The results revealed that in adapting to climate variability and change, the respondents applied both modern religious values and traditional cultural beliefs and practices though with varied magnitude. However, traditional cultural practices and beliefs regarding wife inheritance, production and consumption, hygiene, birth and death rituals and taboos were found to have negative influence on entitlement rights, livelihood decisions and moral capital of particularly women and widows in Bolero. Conspicuously noted also was intergenerational gaps between the elderly and the youths, which created tensions in validating, accepting and applying modern religious values and traditional cultural belief
systems.
The researcher strongly suggests transformative community engagements between the elders, traditional and religious leaders, witch doctors on the one hand and, development partners on the other hand as an alternative approach in promoting both structural and attitudinal changes necessary to uproot the locally perceived bad traditional cultural beliefs, practices, taboos and modern religious values in the area.
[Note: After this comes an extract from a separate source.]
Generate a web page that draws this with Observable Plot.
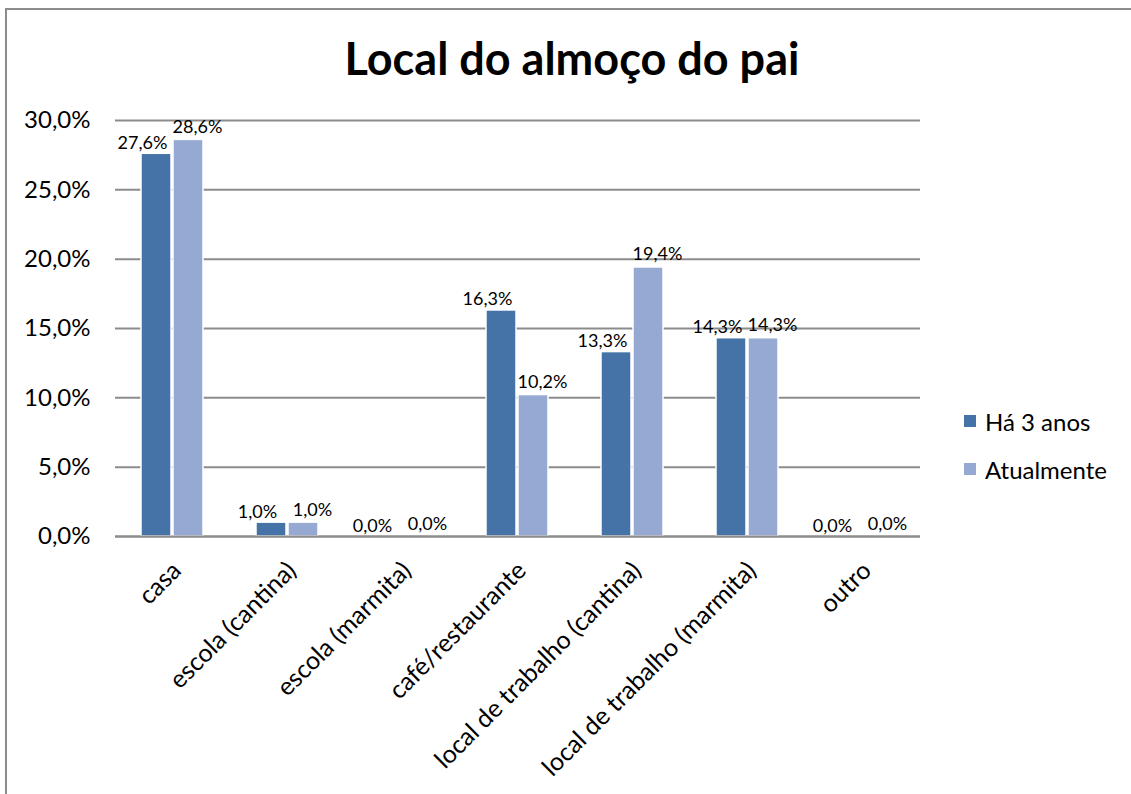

With the extra layer of burden exerted by climate variability and change on livelihoods and socioeconomic systems in the area, continued persistence and future relevance of traditional cultural practices will so much depend on one, how much structural and attitudinal transformation is achieved, two how useful the traditional cultural practices and modern religious values will continue to be in enhancing adaptive capacity to climate change and three, how intergenerational frictions in value placement, perception and application of the traditional cultural beliefs and religious values will actually be negotiated.